Valerie me disse mais tarde que foi como levar um soco no estômago.

Vinte anos de serviço foram por água abaixo. Ela começou imediatamente a compilar uma lista das coisas que precisaria fazer para limitar os danos às pessoas que conhecia e aos projetos nos quais trabalhava. Ela se perguntou como seus amigos se sentiriam ao descobrir que aquilo que pensavam saber sobre ela era uma mentira.

Foi vingança - vingança política barata do governo por causa de um artigo que eu escrevera contradizendo uma afirmação feita pelo presidente George W. Bush no discurso sobre o Estado da União de 2003. Vingança não só para me punir, mas também para intimidar outros críticos.

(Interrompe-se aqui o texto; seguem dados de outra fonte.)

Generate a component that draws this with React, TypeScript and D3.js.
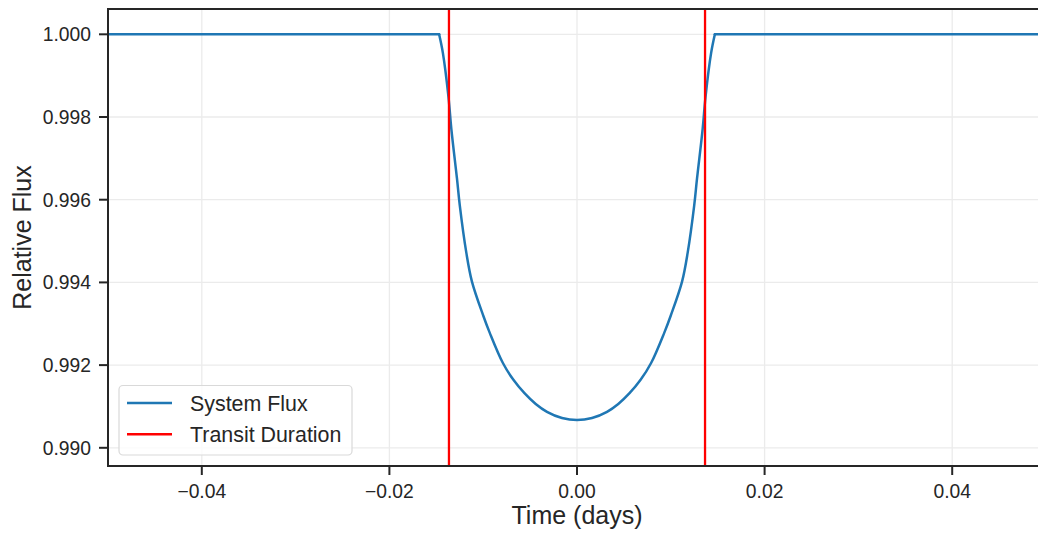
import React from "react";
import * as d3 from "d3";

const timeDays: number[] = [
  -0.05, -0.02, -0.0147, -0.0143, -0.0137, -0.0134, -0.0128, -0.0125, -0.0118, -0.0112,
  -0.01, -0.0093, -0.0079, -0.0068, -0.0056, -0.0044, -0.0032, -0.0016, 0,
  0.0016, 0.0032, 0.0044, 0.0056, 0.0068, 0.0079, 0.0093, 0.01, 0.0112, 0.0118,
  0.0125, 0.0128, 0.0134, 0.0137, 0.0143, 0.0147, 0.02, 0.05,
];
const systemFlux: number[] = [
  1.0, 1.0, 1.0, 0.99955, 0.99848, 0.99772, 0.99652, 0.99587, 0.99472, 0.99402,
  0.9932, 0.99278, 0.99205, 0.99165, 0.99132, 0.99106, 0.99087, 0.99072, 0.99067,
  0.99072, 0.99087, 0.99106, 0.99132, 0.99165, 0.99205, 0.99278, 0.9932, 0.99402, 0.99472,
  0.99587, 0.99652, 0.99772, 0.99848, 0.99955, 1.0, 1.0, 1.0,
];
const transitEdges: number[] = [-0.01365, 0.01365];
const xTicks: number[] = [-0.04, -0.02, 0.0, 0.02, 0.04];
const yTicks: number[] = [0.99, 0.992, 0.994, 0.996, 0.998, 1.0];
const legendLabels: string[] = ["System Flux", "Transit Duration"];
const legendColors: string[] = ["#1f77b4", "#ff0000"];

const W = 1038;
const H = 533;
const left = 108;
const right = 1046;
const top = 9;
const bottom = 466;
const FONT = "'Liberation Sans', Arial, sans-serif";
const TXT = "#262626";
const CONTACT = 0.0147;

export default function App() {
  const x = d3.scaleLinear().domain([-0.05, 0.05]).range([left, right]);
  const y = d3.scaleLinear().domain([0.98956, 1.000612]).range([bottom, top]);
  const pts: [number, number][] = timeDays.map((t, i) => [t, systemFlux[i]]);
  const inTransit = pts.filter((d) => Math.abs(d[0]) <= CONTACT + 1e-9);
  const leftFlat = pts.filter((d) => d[0] <= -CONTACT + 1e-9);
  const rightFlat = pts.filter((d) => d[0] >= CONTACT - 1e-9);
  const curved = d3
    .line<[number, number]>()
    .x((d) => x(d[0]))
    .y((d) => y(d[1]))
    .curve(d3.curveCatmullRom.alpha(0.5));
  const straight = d3
    .line<[number, number]>()
    .x((d) => x(d[0]))
    .y((d) => y(d[1]));
  const fmtX = (v: number) => (v < 0 ? "\u2212" : "") + Math.abs(v).toFixed(2);
  const fluxStyle = {
    fill: "none",
    stroke: "#1f77b4",
    strokeWidth: 2.5,
    strokeLinejoin: "round" as const,
    strokeLinecap: "round" as const,
  };

  return (
    <svg
      width={W}
      height={H}
      style={{ position: "absolute", left: 0, top: 0, background: "#fff" }}
      fontFamily={FONT}
    >
      <defs>
        <clipPath id="plot">
          <rect x={left} y={top} width={right - left} height={bottom - top} />
        </clipPath>
      </defs>
      <rect x={0} y={0} width={W} height={H} fill="#fff" />
      <g stroke="#ebebeb" strokeWidth={1.3}>
        {xTicks.map((t) => (
          <line key={"gx" + t} x1={x(t)} x2={x(t)} y1={top} y2={bottom} />
        ))}
        {yTicks.map((t) => (
          <line key={"gy" + t} x1={left} x2={right} y1={y(t)} y2={y(t)} />
        ))}
      </g>
      <g clipPath="url(#plot)">
        <path d={straight(leftFlat) || ""} {...fluxStyle} />
        <path d={curved(inTransit) || ""} {...fluxStyle} />
        <path d={straight(rightFlat) || ""} {...fluxStyle} />
        {transitEdges.map((t) => (
          <line key={"tr" + t} x1={x(t)} x2={x(t)} y1={top} y2={bottom} stroke="#ff0000" strokeWidth={2.3} />
        ))}
      </g>
      <g stroke="#262626" strokeWidth={2} fill="none">
        <line x1={left} x2={left} y1={top - 1} y2={bottom + 1} />
        <line x1={left - 1} x2={W} y1={bottom} y2={bottom} />
        <line x1={left - 1} x2={W} y1={top} y2={top} />
      </g>
      {yTicks.map((t) => (
        <g key={"yt" + t}>
          <line x1={left - 9} x2={left} y1={y(t)} y2={y(t)} stroke="#262626" strokeWidth={2} />
          <text x={left - 17} y={y(t)} dy="0.36em" textAnchor="end" fontSize={19.3} fill={TXT}>
            {t.toFixed(3)}
          </text>
        </g>
      ))}
      {xTicks.map((t) => (
        <g key={"xt" + t}>
          <line x1={x(t)} x2={x(t)} y1={bottom} y2={bottom + 9} stroke="#262626" strokeWidth={2} />
          <text x={x(t)} y={bottom + 32} textAnchor="middle" fontSize={19.3} fill={TXT}>
            {fmtX(t)}
          </text>
        </g>
      ))}
      <text x={577} y={523.5} textAnchor="middle" fontSize={25} fill={TXT}>
        Time (days)
      </text>
      <text
        transform={`translate(31,${(top + bottom) / 2}) rotate(-90)`}
        textAnchor="middle"
        fontSize={25}
        fill={TXT}
      >
        Relative Flux
      </text>
      <g>
        <rect x={119} y={385.5} width={233} height={69.5} rx={4} fill="#fff" fillOpacity={0.8} stroke="#d9d9d9" strokeWidth={1.2} />
        {legendLabels.map((lab, i) => (
          <g key={lab}>
            <line x1={127} x2={172} y1={403 + i * 31.3} y2={403 + i * 31.3} stroke={legendColors[i]} strokeWidth={2.5} />
            <text x={190} y={403 + i * 31.3} dy="0.36em" fontSize={21.4} fill={TXT}>
              {lab}
            </text>
          </g>
        ))}
      </g>
    </svg>
  );
}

Por que escrevi o artigo? Por acreditar que os cidadãos numa democracia são responsáveis pelo que o governo faz e diz em seu nome. Eu sabia que a declaração no discurso de Bush - de que o Iraque tentara comprar quantidades significativas de urânio na África - não era verdadeira. Sabia que era falsa por minha própria viagem investigativa à África (a pedido da CIA) e por outros dois relatórios de inteligência similares. E sabia que a Casa Branca também sabia.

Ir a público era uma obrigação para forçá-los a confessar. Um dia depois que compartilhei minhas conclusões num artigo de opinião no New York Times, a Casa Branca finalmente admitiu que aquelas 16 palavras da declaração de Bush, agora desacreditadas, "não estavam à altura da inclusão no discurso sobre o Estado da União".

Isto deveria ter sido o ponto final. Mas os homens do presidente - supostamente incluindo Libby e pelo menos mais um (conhecido apenas como "Funcionário A") - estavam decididos a difamar e desacreditar a Valerie e a mim. Eles usaram zelosos aliados no Congresso e na mídia conservadora, a começar por Novak. Talvez o ataque mais infame tenha sido a repulsiva sugestão de Peter King, deputado republicano de Nova York, de que Valerie "teve o que merecia".

Valerie foi inocente nesse escândalo todo. Embora houvesse sugestões de que ela estaria por trás da decisão de me enviar ao Níger, a CIA declarou ao jornal Newsday, uma semana depois da publicação do artigo de Novak, que "ela não recomendou seu marido para a missão no Níger". Depois disso, a CIA repetiu a mesma declaração para todos os repórteres.

O júri de instrução agora concluiu que pelo menos um dos homens do presidente cometeu crimes. Ficamos encorajados por saber que nosso sistema judicial está funcionando e apreciamos o trabalho feito por nossos colegas cidadãos que dedicaram dois anos de suas vidas ao cumprimento do dever de jurados. Os ataques a Valerie e a mim foram desconcertantes, violentos e odiosos. Equivaleram a um assassinato de caráter. Funcionários do alto escalão do governo usaram o poder da Casa Branca para transformar nossas vidas num inferno durante os últimos 27 meses.

E o mais importante é que eles o fizeram como parte de um claro esforço para acobertar as mentiras e a desinformação usadas para justificar a invasão do Iraque. Este é o crime fundamental.

A guerra no Iraque já deixou mais de 17 mil baixas entre os soldados americanos, somando mortos e feridos, um número muitas vezes maior de vítimas iraquianas, e custou perto de US$ 200 bilhões. Ela deixou nossa reputação internacional em pedaços e nossos militares, quebrados. Enfraqueceu os EUA, aumentou o ódio contra nós e tornou mais prováveis os ataques terroristas contra nossos interesses. Ela foi, como sugeriu o general William Odom, a maior trapalhada estratégica da história de nosso país.

Não antevemos um mea-culpa do presidente pelo que seus assessores mais importantes fizeram conosco. Mas ele deve à nação uma explicação e um pedido de desculpas.